January 20 I awoke and grabbed the charts. We had reached Key Largo, the northernmost key where the overseas highway turns inland across Jewfish Creek to head to Miami 60 miles away. Continuing north would bring us to Elliot Key and Biscayne National park after passing the Ocean Reef Club. Not being a member there were no more hotels or cheap motels and only one or two campgrounds in the 45 to 50 mile stretch to Key Biscayne and Miami harbor. With only three rowing days ahead I needed to make a decision. The winds were predicted to diminish but remain from the Northeast. Very shallow waters in Biscayne Bay at low tide were reported in the book about kayak touring we had read. It seemed that under ideal conditions we could make it. But if there was a problem that held us up so that we did not make Key Biscayne where we could find the first possible place to terminate and store the boat, we would be stuck where there was no way to turn back and we could not make our flight home. I questioned why I was bent on making Key Biscayne much less Ft. Lauderdale by the 23rd. These were guessed at objectives to begin with. We had rowed the length of the Keys against unfavorable winds on all but two days. I should be happy. I looked at alternative routes. Canals on the mainland protected from wind came to mind.

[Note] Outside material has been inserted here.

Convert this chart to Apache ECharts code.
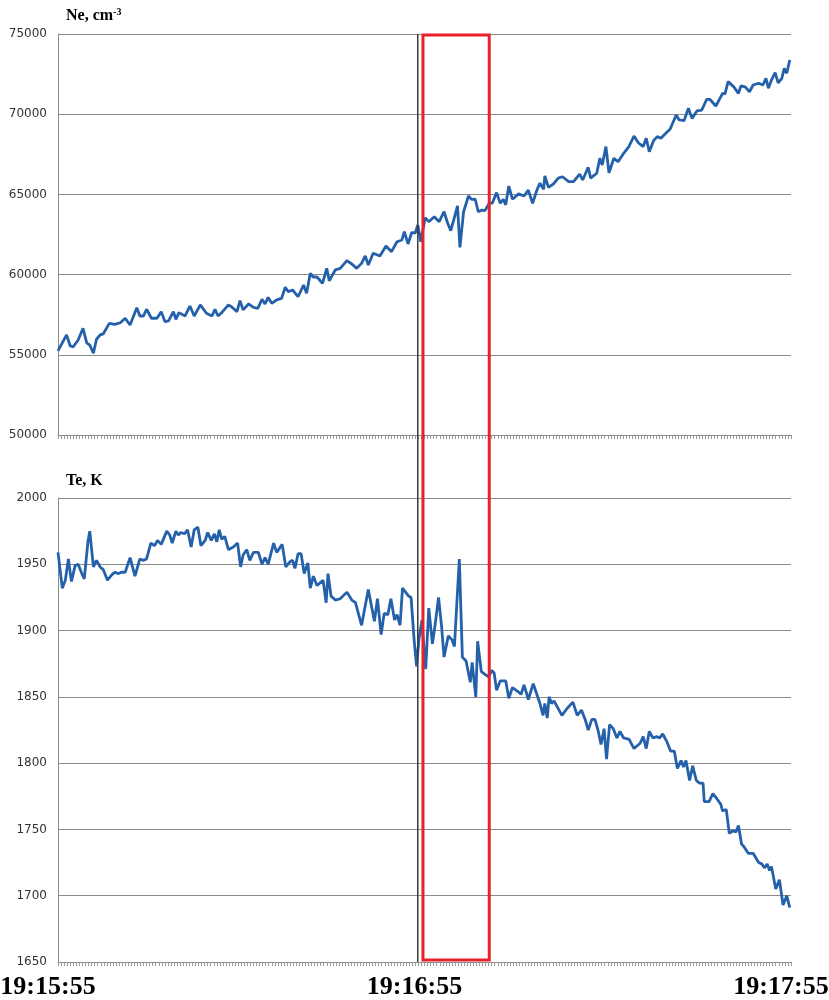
<!DOCTYPE html>
<html>
<head>
<meta charset="utf-8">
<script src="https://cdn.jsdelivr.net/npm/echarts@6/dist/echarts.min.js"></script>
<style>
  html, body { margin: 0; padding: 0; background: #fff; }
  #chart { width: 829px; height: 1000px; }
</style>
</head>
<body>
<div id="chart"></div>
<script>
// seconds after 19:15:55 -> value
const neSamples = [
  [0,55250],[1.4,56240],[2.0,55550],[2.5,55500],[3.3,55920],[4.1,56650],[4.7,55740],[5.2,55610],[5.8,55100],[6.3,55970],
  [6.9,56240],[7.4,56300],[8.4,56960],[9.3,56900],[10.2,57000],[11.0,57280],[11.8,56860],[12.9,57940],[13.4,57420],[14.0,57420],
  [14.5,57840],[15.3,57280],[16.2,57280],[16.9,57690],[17.5,57070],[18.1,57110],[18.9,57690],[19.3,57210],[19.8,57630],[20.8,57420],
  [21.6,58040],[22.3,57420],[23.3,58110],[24.3,57590],[25.2,57420],[25.7,57840],[26.2,57420],[26.8,57630],[27.9,58110],[28.4,58000],
  [29.3,57690],[29.8,58370],[30.3,57800],[31.2,58170],[32.0,57960],[32.7,57900],[33.4,58460],[33.9,58170],[34.4,58580],[35.0,58210],
  [35.8,58420],[36.6,58520],[37.2,59210],[37.7,58940],[38.4,59040],[39.3,58620],[40.2,59350],[40.7,58830],[41.3,60080],[41.8,59850],
  [42.4,59850],[43.3,59460],[44.0,60390],[44.4,59620],[45.4,60290],[46.2,60390],[47.3,60870],[48.1,60660],[48.9,60390],[49.7,60700],
  [50.3,61160],[50.8,60600],[51.6,61330],[52.7,61160],[53.7,61780],[54.6,61430],[55.5,62050],[56.3,62160],[56.7,62680],[57.3,61910],
  [57.9,62610],[58.5,62610],[58.9,63090],[59.4,62050],[60.1,63550],[60.7,63300],[61.6,63610],[62.4,63300],[63.2,63920],[63.8,63200],
  [64.3,62740],[64.9,63570],[65.4,64280],[65.8,61700],[66.4,63920],[67.2,64900],[67.7,64690],[68.3,64700],[68.8,63920],[69.4,64020],
  [69.9,63990],[70.6,64450],[71.1,64450],[71.8,65110],[72.4,64450],[72.9,64690],[73.3,64350],[73.8,65520],[74.4,64700],[75.4,65030],
  [76.3,64900],[77.0,65270],[77.7,64450],[78.4,65270],[78.9,65700],[79.5,65320],[79.7,66150],[80.3,65440],[81.1,65650],[81.9,66010],
  [82.6,66100],[83.6,65800],[84.4,65800],[85.4,66270],[85.9,65900],[86.8,66690],[87.2,66010],[88.2,66320],[88.7,67250],[89.1,66830],
  [89.7,67980],[90.2,66350],[91.0,67250],[91.7,67040],[92.6,67560],[93.4,67940],[94.3,68640],[95.0,68220],[95.8,67980],[96.3,68500],
  [96.8,67660],[97.5,68350],[98.1,68600],[98.7,68500],[99.5,68810],[100.2,69060],[101.2,69950],[101.7,69640],[102.5,69600],[103.2,70370],
  [103.8,69740],[104.6,70200],[105.4,70260],[106.2,70930],[106.7,70930],[107.7,70510],[108.8,71300],[109.2,71270],[109.7,72030],[110.6,71720],
  [111.4,71300],[111.8,71760],[112.5,71700],[113.2,71400],[113.8,71820],[114.7,71930],[115.0,72030],[115.4,71820],[115.9,72240],[116.3,71620],
  [116.8,72130],[117.4,72590],[117.9,71960],[118.5,72240],[118.9,72860],[119.3,72550],[119.8,73380]
];

const teSamples = [
  [0,1959],[0.7,1932],[1.2,1938],[1.7,1954],[2.2,1937],[2.8,1949],[3.3,1950],[3.9,1943],[4.3,1939],[4.9,1967],
  [5.2,1975],[5.8,1948],[6.3,1953],[6.9,1948],[7.4,1946],[8.1,1938],[8.8,1942],[9.3,1944],[9.9,1943],[10.4,1944],
  [11.0,1944],[11.8,1955],[12.6,1941],[13.4,1954],[14.0,1953],[14.5,1954],[15.2,1966],[15.8,1964],[16.3,1968],[16.9,1965],
  [17.8,1975],[18.3,1972],[18.7,1966],[19.3,1975],[19.7,1972],[20.1,1974],[20.7,1973],[21.2,1976],[21.8,1963],[22.3,1976],
  [22.9,1978],[23.4,1964],[24.1,1968],[24.5,1974],[25.1,1968],[25.6,1973],[26.0,1967],[26.4,1976],[26.8,1969],[27.3,1971],
  [27.9,1961],[28.7,1963],[29.4,1966],[29.9,1948],[30.3,1957],[30.9,1961],[31.4,1953],[32.0,1959],[32.8,1959],[33.4,1950],
  [33.9,1955],[34.4,1950],[35.3,1966],[35.8,1959],[36.7,1965],[37.3,1948],[38.0,1952],[38.4,1953],[38.8,1947],[39.3,1958],
  [39.8,1958],[40.3,1943],[40.9,1951],[41.3,1932],[41.8,1941],[42.4,1934],[42.9,1936],[43.4,1938],[43.9,1921],[44.2,1943],
  [44.7,1926],[45.4,1923],[46.2,1924],[47.3,1929],[48.1,1923],[48.7,1921],[49.7,1904],[50.8,1931],[51.8,1907],[52.3,1924],
  [52.9,1897],[53.4,1913],[54.0,1912],[54.5,1924],[55.1,1908],[55.5,1912],[56.0,1904],[56.4,1932],[56.9,1929],[57.4,1926],
  [57.8,1925],[58.3,1893],[58.7,1873],[59.1,1894],[59.6,1908],[59.8,1893],[60.2,1871],[60.7,1917],[61.3,1890],[61.7,1903],
  [62.3,1925],[62.8,1903],[63.2,1880],[63.9,1896],[64.5,1893],[64.9,1888],[65.3,1921],[65.7,1954],[66.2,1880],[66.8,1877],
  [67.5,1861],[67.8,1876],[68.4,1850],[68.7,1892],[69.3,1869],[69.9,1867],[70.5,1865],[71.0,1870],[71.4,1868],[71.8,1855],
  [72.4,1862],[73.3,1862],[73.8,1849],[74.4,1857],[75.3,1854],[75.8,1852],[76.3,1859],[77.0,1848],[77.8,1860],[78.9,1845],
  [79.4,1836],[79.7,1845],[80.1,1834],[80.4,1850],[80.8,1845],[81.2,1847],[82.5,1836],[83.3,1841],[84.3,1846],[85.0,1836],
  [85.7,1840],[86.3,1833],[86.8,1825],[87.4,1833],[87.9,1833],[88.4,1825],[88.9,1814],[89.4,1826],[89.8,1803],[90.3,1829],
  [90.9,1826],[91.5,1819],[92.0,1824],[92.6,1819],[93.5,1818],[94.3,1811],[95.3,1815],[95.8,1820],[96.3,1811],[96.8,1824],
  [97.4,1819],[98.0,1820],[98.5,1819],[99.0,1822],[99.7,1816],[100.3,1809],[100.9,1809],[101.4,1796],[102.0,1802],[102.4,1797],
  [102.8,1802],[103.4,1787],[103.9,1798],[104.5,1787],[105.0,1785],[105.6,1785],[105.8,1771],[106.6,1771],[107.2,1777],[107.9,1773],
  [108.5,1769],[108.8,1764],[109.4,1765],[109.9,1747],[110.5,1749],[111.0,1748],[111.4,1753],[111.9,1739],[112.3,1737],[113.0,1732],
  [113.8,1732],[114.7,1725],[115.2,1724],[115.7,1721],[116.1,1724],[116.5,1719],[116.8,1722],[117.5,1705],[118.1,1712],[118.7,1693],
  [119.3,1700],[119.8,1691]
];

const tickSeconds = [0, 60, 120];
const tickLabels = ['19:15:55', '19:16:55', '19:17:55'];

const markerSecond = 58.9;          // thin black vertical line
const windowSeconds = [59.75, 70.6]; // red box

const lineColor = '#2561ab';
const gridColor = '#8a8a8a';
const serif = '"Liberation Serif", "Times New Roman", serif';

const chart = echarts.init(document.getElementById('chart'));

function xAxisFor(gridIndex, showLabels) {
  return {
    type: 'value', gridIndex, min: 0, max: 120, interval: 0.5,
    axisLine: { show: true, lineStyle: { color: gridColor, width: 1 } },
    axisTick: { show: true, length: 4, lineStyle: { color: '#999' } },
    splitLine: { show: false },
    axisLabel: {
      show: showLabels,
      margin: 12,
      padding: [0, 20, 0, 0],
      fontFamily: serif, fontWeight: 'bold', fontSize: 26, color: '#000',
      formatter: v => {
        const i = tickSeconds.indexOf(v);
        return i >= 0 ? tickLabels[i] : '';
      }
    }
  };
}

function yAxisFor(gridIndex, min, max, interval, name, nameGap) {
  return {
    type: 'value', gridIndex, min, max, interval,
    name, nameLocation: 'end', nameGap,
    nameTextStyle: {
      align: 'left', padding: [0, 0, 0, 8],
      fontFamily: serif, fontWeight: 'bold', fontSize: 16, color: '#000',
      rich: {
        b: { fontFamily: serif, fontWeight: 'bold', fontSize: 16, color: '#000' },
        s: { fontFamily: serif, fontWeight: 'bold', fontSize: 10, color: '#000', padding: [0, 0, 7, 0] }
      }
    },
    axisLine: { show: true, lineStyle: { color: gridColor, width: 1 } },
    axisTick: { show: false },
    axisLabel: {
      margin: 11, fontFamily: '"DejaVu Sans", Verdana, sans-serif', fontSize: 12, color: '#333',
      formatter: v => String(v)
    },
    splitLine: { show: true, lineStyle: { color: gridColor, width: 1 } }
  };
}

chart.setOption({
  animation: false,
  backgroundColor: '#fff',
  grid: [
    { left: 58, right: 38, top: 34, height: 401, outerBoundsMode: 'none' },
    { left: 58, right: 38, top: 498, height: 464, outerBoundsMode: 'none' }
  ],
  xAxis: [xAxisFor(0, false), xAxisFor(1, true)],
  yAxis: [
    yAxisFor(0, 50000, 75000, 5000, '{b|Ne, cm}{s|-3}', 10),
    yAxisFor(1, 1650, 2000, 50, '{b|Te, K}', 9)
  ],
  series: [
    {
      name: 'Ne', type: 'line', xAxisIndex: 0, yAxisIndex: 0,
      data: neSamples, showSymbol: false,
      lineStyle: { color: lineColor, width: 2.8 }
    },
    {
      name: 'Te', type: 'line', xAxisIndex: 1, yAxisIndex: 1,
      data: teSamples, showSymbol: false,
      lineStyle: { color: lineColor, width: 2.8 }
    }
  ]
});

// marker line and red box span both panels, so place them from the axis scales
const markTop = chart.convertToPixel({ gridIndex: 0 }, [markerSecond, 75000]);
const markBottom = chart.convertToPixel({ gridIndex: 1 }, [markerSecond, 1650]);
const boxL = chart.convertToPixel({ gridIndex: 0 }, [windowSeconds[0], 75000]);
const boxR = chart.convertToPixel({ gridIndex: 1 }, [windowSeconds[1], 1650]);

chart.setOption({
  graphic: [
    {
      type: 'line', z: 50,
      shape: { x1: markTop[0], y1: markTop[1], x2: markBottom[0], y2: markBottom[1] },
      style: { stroke: '#3a3a3a', lineWidth: 1.5 }
    },
    {
      type: 'rect', z: 60,
      shape: { x: boxL[0], y: boxL[1] + 1, width: boxR[0] - boxL[0], height: boxR[1] - boxL[1] - 3 },
      style: { fill: 'none', stroke: '#e8212b', lineWidth: 3 }
    }
  ]
});
</script>
</body>
</html>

Then a great idea struck me. We have both wanted to see the Everglades and here were three days and a boat to do it in! I immediately called Thrifty and found they could be here in an hour with a Dodge Durango with a roof rack. The boat would tie on upside down. Then I remembered that we had left Heather’s oars and RoWing out at Sugarloaf Key to be picked up by UPS at some later date. Why not go and fetch them in the car and bring them home with us? We enjoyed driving the 80 miles back along the highway we had rowed along for the past week. It made the magnitude of the trip seem much more real. Seven Mile Bridge and Long Key’s channel had been long rows into strong winds but now they even looked longer. We stopped and looked for the elusive endangered Key deer on Big Pine Key as we returned and a short ways up a side road one crossed the road in front of us! So the fetching of our abandoned property was satisfying in several ways. We even took the anchor we never used back to West Marine and received credit for it. It had added to our dunnage significantly and I appreciated the value of security it gave us but we really had never needed it and it was too large and heavy. We have never used the fins, masks and snorkels we had brought because it has been too cold but they will keep for another trip. My advice to anyone trying to do this trip: Plan to rent! We were over equipped!
After the round trip to Sugarloaf Key we tied on the boat and turned onto U.S. 1 north, immediately crossing Jewfish Creek off the keys toward the road to Flamingo at the end of the Florida peninsula where we would launch again in search of alligators and crocodiles!